Rows from a dataset
------------------------------------------------

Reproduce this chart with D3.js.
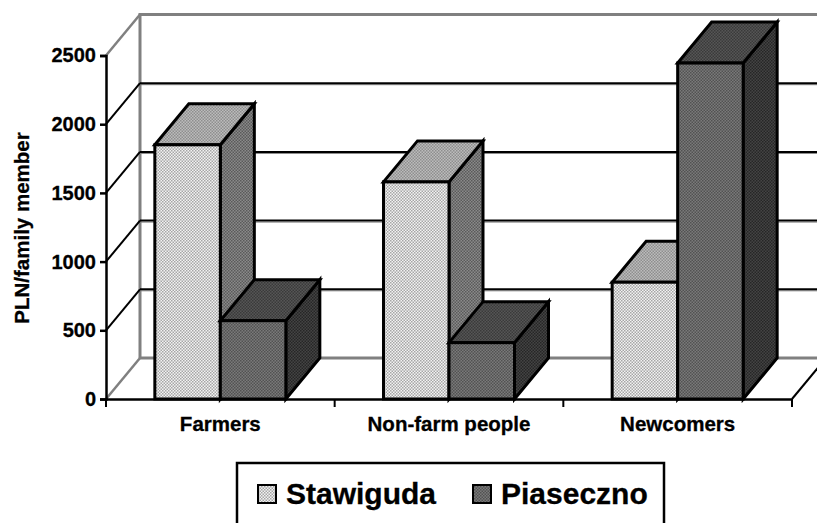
<!DOCTYPE html>
<html>
<head>
<meta charset="utf-8">
<script src="https://cdn.jsdelivr.net/npm/d3@7"></script>
<style>
  html, body { margin: 0; padding: 0; background: #fff; overflow: hidden; }
  svg { display: block; }
  text { font-family: "Liberation Sans", Arial, sans-serif; font-weight: bold; fill: #000; stroke: #000; stroke-width: 0.3px; }
</style>
</head>
<body>
<svg id="chart" width="817" height="523"></svg>
<script>
const categories = ["Farmers", "Non-farm people", "Newcomers"];
const seriesNames = ["Stawiguda", "Piaseczno"];
const stawiguda = [1850, 1580, 850];
const piaseczno = [570, 410, 2445];
const yTicks = [0, 500, 1000, 1500, 2000, 2500];

const svg = d3.select("#chart");

const plotLeft = 106, plotRight = 792, plotBottom = 399, plotTop = 55.5;
const depthX = 34, depthY = -41;
const barW = 65.5;

const x = d3.scaleBand().domain(categories).range([plotLeft, plotRight]);
const y = d3.scaleLinear().domain([0, 2500]).range([plotBottom, plotTop]);

// stippled fills, the original is a print scan of excel patterns
const defs = svg.append("defs");
function stipple(id, a, b) {
  const p = defs.append("pattern").attr("id", id)
    .attr("width", 3).attr("height", 3)
    .attr("patternUnits", "userSpaceOnUse");
  p.append("rect").attr("width", 3).attr("height", 3).attr("fill", a);
  p.append("rect").attr("width", 1.5).attr("height", 1.5).attr("fill", b);
  p.append("rect").attr("x", 1.5).attr("y", 1.5).attr("width", 1.5).attr("height", 1.5).attr("fill", b);
}
stipple("s-front", "#f2f2f2", "#a6a6a6");
stipple("s-top", "#bcbcbc", "#8e8e8e");
stipple("s-side", "#8a8a8a", "#5a5a5a");
stipple("p-front", "#7a7a7a", "#525252");
stipple("p-top", "#565656", "#3a3a3a");
stipple("p-side", "#444444", "#262626");

const fills = [
  { front: "url(#s-front)", top: "url(#s-top)", side: "url(#s-side)" },
  { front: "url(#p-front)", top: "url(#p-top)", side: "url(#p-side)" }
];

// walls and floor
const grid = svg.append("g");
const wallRight = plotRight + depthX;
grid.append("line").attr("x1", plotLeft + depthX).attr("x2", plotLeft + depthX)
  .attr("y1", y(0) + depthY).attr("y2", y(2500) + depthY - 1.5)
  .attr("stroke", "#808080").attr("stroke-width", 3);

yTicks.forEach(t => {
  const gy = y(t);
  const grey = t === 0 || t === 2500;
  const col = grey ? "#808080" : "#000";
  const w = grey ? 3 : 2;
  grid.append("line").attr("x1", plotLeft).attr("y1", gy)
    .attr("x2", plotLeft + depthX).attr("y2", gy + depthY)
    .attr("stroke", col).attr("stroke-width", grey ? 2.5 : 2);
  // black gridlines carry a thin grey edge underneath in the scan
  if (!grey) {
    grid.append("line").attr("x1", plotLeft + depthX).attr("y1", gy + depthY + 1.5)
      .attr("x2", wallRight).attr("y2", gy + depthY + 1.5)
      .attr("stroke", "#808080").attr("stroke-width", 1);
  }
  grid.append("line").attr("x1", plotLeft + depthX).attr("y1", gy + depthY)
    .attr("x2", wallRight).attr("y2", gy + depthY)
    .attr("stroke", col).attr("stroke-width", w);
});
grid.append("line").attr("x1", plotRight).attr("y1", y(0))
  .attr("x2", wallRight).attr("y2", y(0) + depthY)
  .attr("stroke", "#000").attr("stroke-width", 2);

// bars
const rows = categories.flatMap((c, i) => [
  { c, s: 0, v: stawiguda[i] },
  { c, s: 1, v: piaseczno[i] }
]);
const bars = svg.append("g").selectAll("g").data(rows).join("g")
  .attr("stroke", "#000").attr("stroke-width", 3).attr("stroke-linejoin", "miter");

const mid = d => x(d.c) + x.bandwidth() / 2;
const x0 = d => d.s === 0 ? mid(d) - barW : mid(d);
const x1 = d => x0(d) + barW;

bars.append("path").attr("fill", d => fills[d.s].side)
  .attr("d", d => `M${x1(d)},${y(d.v)}L${x1(d) + depthX},${y(d.v) + depthY}L${x1(d) + depthX},${y(0) + depthY}L${x1(d)},${y(0)}Z`);
bars.append("path").attr("fill", d => fills[d.s].top)
  .attr("d", d => `M${x0(d)},${y(d.v)}L${x0(d) + depthX},${y(d.v) + depthY}L${x1(d) + depthX},${y(d.v) + depthY}L${x1(d)},${y(d.v)}Z`);
bars.append("rect").attr("fill", d => fills[d.s].front)
  .attr("x", x0).attr("width", barW)
  .attr("y", d => y(d.v)).attr("height", d => y(0) - y(d.v));

// axes
const yAxis = svg.append("g").attr("transform", `translate(${plotLeft},0)`)
  .call(d3.axisLeft(y).tickValues(yTicks).tickFormat(d3.format("d")).tickSize(6).tickPadding(4));
const xAxis = svg.append("g").attr("transform", `translate(0,${plotBottom})`)
  .call(d3.axisBottom(x).tickValues([]).tickSizeOuter(0));
[0, 1, 2, 3].forEach(i => {
  xAxis.append("line").attr("x1", plotLeft + i * x.bandwidth()).attr("x2", plotLeft + i * x.bandwidth())
    .attr("y1", 0).attr("y2", 8).attr("stroke", "#000").attr("stroke-width", 2);
});
yAxis.selectAll("path,line").attr("stroke", "#000").attr("stroke-width", 2.5);
xAxis.select("path").attr("stroke", "#000").attr("stroke-width", 2.5);
yAxis.selectAll("text").style("font-size", "20px").style("font-family", '"Liberation Sans", Arial, sans-serif').style("font-weight", "bold");

svg.append("g").selectAll("text").data(categories).join("text")
  .attr("x", d => x(d) + x.bandwidth() / 2).attr("y", 431)
  .attr("text-anchor", "middle").style("font-size", "20.5px").text(d => d);

svg.append("text").attr("transform", "translate(29,228) rotate(-90)")
  .attr("text-anchor", "middle").style("font-size", "20.5px").text("PLN/family member");

// legend, box runs off the bottom of the page
const legend = svg.append("g");
legend.append("rect").attr("x", 237).attr("y", 463).attr("width", 427).attr("height", 80)
  .attr("fill", "#fff").attr("stroke", "#000").attr("stroke-width", 2.5);
const legendX = [258, 473];
legend.selectAll("g").data(seriesNames).join("g").each(function (d, i) {
  const g = d3.select(this);
  g.append("rect").attr("x", legendX[i]).attr("y", 485).attr("width", 18).attr("height", 18)
    .attr("fill", fills[i].front).attr("stroke", "#000").attr("stroke-width", 2);
  g.append("text").attr("x", legendX[i] + 28).attr("y", 504)
    .style("font-size", "30px").text(d);
});
</script>
</body>
</html>
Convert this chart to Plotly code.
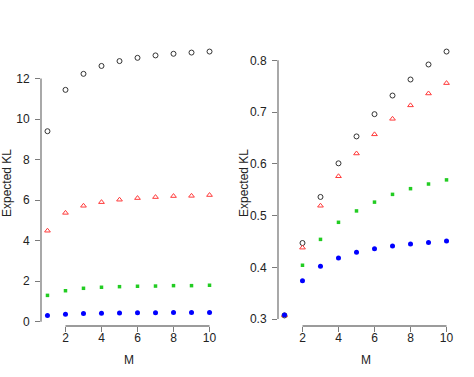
import plotly.graph_objects as go

M = [1, 2, 3, 4, 5, 6, 7, 8, 9, 10]

# Left panel
left_black = [9.40, 11.44, 12.23, 12.62, 12.86, 13.02, 13.14, 13.22, 13.28, 13.33]
left_red = [4.49, 5.37, 5.72, 5.90, 6.02, 6.10, 6.15, 6.20, 6.21, 6.25]
left_green = [1.30, 1.53, 1.65, 1.70, 1.73, 1.75, 1.76, 1.78, 1.78, 1.80]
left_blue = [0.31, 0.37, 0.40, 0.42, 0.43, 0.44, 0.44, 0.45, 0.45, 0.45]

# Right panel
right_black = [0.307, 0.447, 0.536, 0.601, 0.653, 0.696, 0.732, 0.763, 0.792, 0.817]
right_red = [0.307, 0.438, 0.519, 0.576, 0.620, 0.657, 0.687, 0.713, 0.736, 0.756]
right_green = [0.307, 0.404, 0.454, 0.487, 0.509, 0.526, 0.541, 0.552, 0.561, 0.569]
right_blue = [0.308, 0.374, 0.402, 0.418, 0.429, 0.436, 0.441, 0.445, 0.448, 0.451]

x_ticks = [2, 4, 6, 8, 10]
left_yticks = [0, 2, 4, 6, 8, 10, 12]
right_yticks = [0.3, 0.4, 0.5, 0.6, 0.7, 0.8]
right_ytext = ["0.3", "0.4", "0.5", "0.6", "0.7", "0.8"]

FONT = "Liberation Sans, Arial, sans-serif"
AXC = "#7a7a7a"
TXT = "#222222"

fig = go.Figure()

def add_series(xa, ya, black, red, green, blue):
    fig.add_trace(go.Scatter(x=M, y=black, mode="markers", xaxis=xa, yaxis=ya,
                             marker=dict(symbol="circle-open", size=5, color="#333333",
                                         line=dict(width=1, color="#333333"))))
    fig.add_trace(go.Scatter(x=M, y=red, mode="markers", xaxis=xa, yaxis=ya,
                             marker=dict(symbol="triangle-up-open", size=5, color="#ff3a3a",
                                         line=dict(width=1, color="#ff3a3a"))))
    fig.add_trace(go.Scatter(x=M, y=green, mode="markers", xaxis=xa, yaxis=ya,
                             marker=dict(symbol="square", size=3.5, color="#22cc22",
                                         line=dict(width=0))))
    fig.add_trace(go.Scatter(x=M, y=blue, mode="markers", xaxis=xa, yaxis=ya,
                             marker=dict(symbol="circle", size=5, color="#0000ff",
                                         line=dict(width=0))))

add_series("x", "y", left_black, left_red, left_green, left_blue)
add_series("x2", "y2", right_black, right_red, right_green, right_blue)

def ext(vals_list):
    lo = min(min(v) for v in vals_list)
    hi = max(max(v) for v in vals_list)
    d = (hi - lo) * 0.04
    return [lo - d, hi + d]

xr = [1 - 0.36, 10 + 0.36]
ydom = [51 / 377, 336 / 377]

common_x = dict(range=xr, showline=False, showgrid=False, zeroline=False,
                automargin=False,
                ticks="outside", ticklen=5, tickcolor=AXC, tickwidth=1,
                ticklabelstandoff=-4,
                tickvals=x_ticks, tickfont=dict(size=12, color=TXT, family=FONT))
common_y = dict(showline=False, showgrid=False, zeroline=False,
                automargin=False,
                ticks="outside", ticklen=5, tickcolor=AXC, tickwidth=1,
                ticklabelstandoff=3,
                tickfont=dict(size=12, color=TXT, family=FONT),
                domain=ydom)

fig.update_layout(
    width=474, height=377,
    margin=dict(l=0, r=0, t=0, b=0),
    paper_bgcolor="white", plot_bgcolor="white",
    showlegend=False,
    xaxis=dict(common_x, domain=[41 / 474, 216 / 474], anchor="y"),
    xaxis2=dict(common_x, domain=[278 / 474, 453 / 474], anchor="y2"),
    yaxis=dict(common_y, range=ext([left_black, left_red, left_green, left_blue]),
               tickvals=left_yticks, anchor="x"),
    yaxis2=dict(common_y, range=ext([right_black, right_red, right_green, right_blue]),
                tickvals=right_yticks, ticktext=right_ytext, anchor="x2"),
)

# Axis titles
anns = []
for cx, ylx in [((41 + 216) / 2 / 474, 7 / 474), ((278 + 453) / 2 / 474, 244 / 474)]:
    anns.append(dict(text="M", x=cx, y=(377 - 360) / 377, xref="paper", yref="paper",
                     showarrow=False, font=dict(size=12, color=TXT, family=FONT),
                     xanchor="center", yanchor="middle"))
    anns.append(dict(text="Expected KL", x=ylx, y=(377 - 183) / 377, xref="paper", yref="paper",
                     showarrow=False, textangle=-90, font=dict(size=12, color=TXT, family=FONT),
                     xanchor="center", yanchor="middle"))
fig.update_layout(annotations=anns)

# R-style axis lines spanning only first to last tick
shapes = []
for xa, ya, yt in [("x", "y", left_yticks), ("x2", "y2", right_yticks)]:
    shapes.append(dict(type="line", xref=xa, yref=ya + " domain",
                       x0=x_ticks[0], x1=x_ticks[-1], y0=0, y1=0,
                       line=dict(color=AXC, width=1.3)))
    shapes.append(dict(type="line", xref=xa + " domain", yref=ya,
                       x0=0, x1=0, y0=yt[0], y1=yt[-1],
                       line=dict(color=AXC, width=1.3)))
fig.update_layout(shapes=shapes)

fig.write_html("out.html",
               config={"displayModeBar": False},
               post_script="document.body.style.margin='0';document.body.style.overflow='hidden';")
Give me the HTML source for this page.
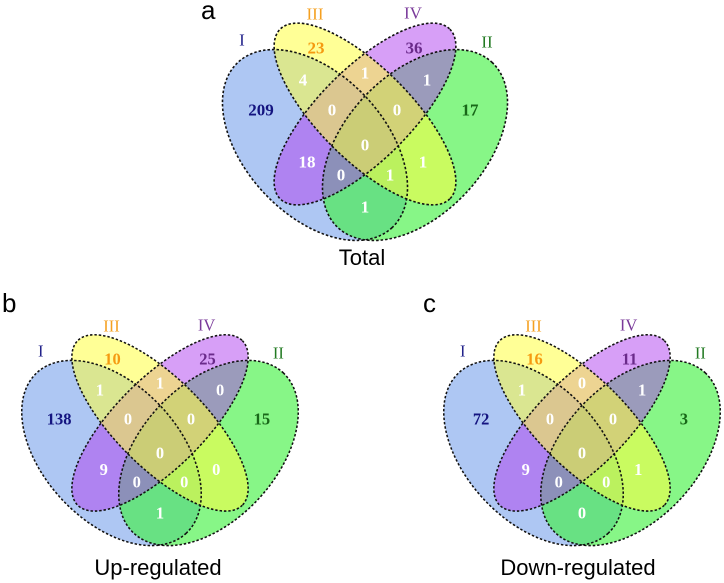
<!DOCTYPE html>
<html><head><meta charset="utf-8"><style>
html,body{margin:0;padding:0;background:#fff;}
svg{display:block;}
.n{font-family:"Liberation Serif",serif;font-weight:bold;font-size:17px;text-anchor:middle;dominant-baseline:central;}
.w{fill:#fff;}
.r{font-family:"Liberation Serif",serif;font-size:17px;text-anchor:middle;dominant-baseline:central;}
.s{font-family:"Liberation Sans",sans-serif;}
</style></head><body>
<svg width="724" height="583" viewBox="0 0 724 583" xmlns="http://www.w3.org/2000/svg">
<defs>
<g id="ell">
  <ellipse cx="-50" cy="0" rx="113" ry="70" transform="rotate(47 -50 0)" fill="#8fb2ee" fill-opacity="0.72"/>
  <ellipse cx="50" cy="0" rx="113" ry="70" transform="rotate(-47 50 0)" fill="#3ef03e" fill-opacity="0.62"/>
  <ellipse cx="0" cy="-31" rx="120" ry="46" transform="rotate(-45 0 -31)" fill="#b040f0" fill-opacity="0.5"/>
  <ellipse cx="0" cy="-31" rx="120" ry="46" transform="rotate(45 0 -31)" fill="#ffff40" fill-opacity="0.55"/>
  <g fill="none" stroke="#111" stroke-width="1.6" stroke-dasharray="2.5 2">
  <ellipse cx="-50" cy="0" rx="113" ry="70" transform="rotate(47 -50 0)"/>
  <ellipse cx="50" cy="0" rx="113" ry="70" transform="rotate(-47 50 0)"/>
  <ellipse cx="0" cy="-31" rx="120" ry="46" transform="rotate(45 0 -31)"/>
  <ellipse cx="0" cy="-31" rx="120" ry="46" transform="rotate(-45 0 -31)"/>
  </g>
  <text class="r" x="-123" y="-105" fill="#22228a">I</text>
  <text class="r" x="-50" y="-131" fill="#f5a020">III</text>
  <text class="r" x="48" y="-132" fill="#7a3a9a">IV</text>
  <text class="r" x="122" y="-103" fill="#227a22">II</text>
</g>
</defs>

<text class="s" x="201" y="19" font-size="26">a</text>
<g transform="translate(365,145)">
  <use href="#ell"/>
  <text class="n" x="-104" y="-35" fill="#141480">209</text>
  <text class="n" x="-49" y="-97" fill="#f59a10">23</text>
  <text class="n" x="49" y="-97" fill="#6a2a8a">36</text>
  <text class="n" x="105" y="-35" fill="#186818">17</text>
  <text class="n w" x="-62" y="-65">4</text>
  <text class="n w" x="0" y="-72">1</text>
  <text class="n w" x="62" y="-65">1</text>
  <text class="n w" x="-33" y="-35">0</text>
  <text class="n w" x="32" y="-35">0</text>
  <text class="n w" x="0" y="0">0</text>
  <text class="n w" x="-58" y="17">18</text>
  <text class="n w" x="-24" y="30">0</text>
  <text class="n w" x="25" y="30">1</text>
  <text class="n w" x="58" y="17">1</text>
  <text class="n w" x="0" y="62">1</text>
</g>
<text class="s" x="362" y="265" font-size="22" text-anchor="middle">Total</text>

<text class="s" x="2" y="312" font-size="26">b</text>
<g transform="translate(160,453) scale(0.97)">
  <use href="#ell"/>
  <text class="n" x="-104" y="-35" fill="#141480">138</text>
  <text class="n" x="-49" y="-97" fill="#f59a10">10</text>
  <text class="n" x="49" y="-97" fill="#6a2a8a">25</text>
  <text class="n" x="105" y="-35" fill="#186818">15</text>
  <text class="n w" x="-62" y="-65">1</text>
  <text class="n w" x="0" y="-72">1</text>
  <text class="n w" x="62" y="-65">0</text>
  <text class="n w" x="-33" y="-35">0</text>
  <text class="n w" x="32" y="-35">0</text>
  <text class="n w" x="0" y="0">0</text>
  <text class="n w" x="-58" y="17">9</text>
  <text class="n w" x="-24" y="30">0</text>
  <text class="n w" x="25" y="30">0</text>
  <text class="n w" x="58" y="17">0</text>
  <text class="n w" x="0" y="62">1</text>
</g>
<text class="s" x="158" y="575" font-size="22" text-anchor="middle">Up-regulated</text>

<text class="s" x="423" y="312" font-size="26">c</text>
<g transform="translate(582,453) scale(0.97)">
  <use href="#ell"/>
  <text class="n" x="-104" y="-35" fill="#141480">72</text>
  <text class="n" x="-49" y="-97" fill="#f59a10">16</text>
  <text class="n" x="49" y="-97" fill="#6a2a8a">11</text>
  <text class="n" x="105" y="-35" fill="#186818">3</text>
  <text class="n w" x="-62" y="-65">1</text>
  <text class="n w" x="0" y="-72">0</text>
  <text class="n w" x="62" y="-65">1</text>
  <text class="n w" x="-33" y="-35">0</text>
  <text class="n w" x="32" y="-35">0</text>
  <text class="n w" x="0" y="0">0</text>
  <text class="n w" x="-58" y="17">9</text>
  <text class="n w" x="-24" y="30">0</text>
  <text class="n w" x="25" y="30">0</text>
  <text class="n w" x="58" y="17">1</text>
  <text class="n w" x="0" y="62">0</text>
</g>
<text class="s" x="578" y="575" font-size="22" text-anchor="middle">Down-regulated</text>
</svg>
</body></html>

------------------------------------------------

What is being asked
Exactly as written, please give again the lines from the beginning of the listing through the line containing "d3.scaleLinear().domain([0, 2500]).range([plotBottom, plotTop]);", inclusive, without any pictures.

Response below
Reproduce this chart with D3.js.
<!DOCTYPE html>
<html>
<head>
<meta charset="utf-8">
<script src="https://cdn.jsdelivr.net/npm/d3@7"></script>
<style>
  html, body { margin: 0; padding: 0; background: #fff; overflow: hidden; }
  svg { display: block; }
  text { font-family: "Liberation Sans", Arial, sans-serif; font-weight: bold; fill: #000; stroke: #000; stroke-width: 0.3px; }
</style>
</head>
<body>
<svg id="chart" width="817" height="523"></svg>
<script>
const categories = ["Farmers", "Non-farm people", "Newcomers"];
const seriesNames = ["Stawiguda", "Piaseczno"];
const stawiguda = [1850, 1580, 850];
const piaseczno = [570, 410, 2445];
const yTicks = [0, 500, 1000, 1500, 2000, 2500];

const svg = d3.select("#chart");

const plotLeft = 106, plotRight = 792, plotBottom = 399, plotTop = 55.5;
const depthX = 34, depthY = -41;
const barW = 65.5;

const x = d3.scaleBand().domain(categories).range([plotLeft, plotRight]);
const y = d3.scaleLinear().domain([0, 2500]).range([plotBottom, plotTop]);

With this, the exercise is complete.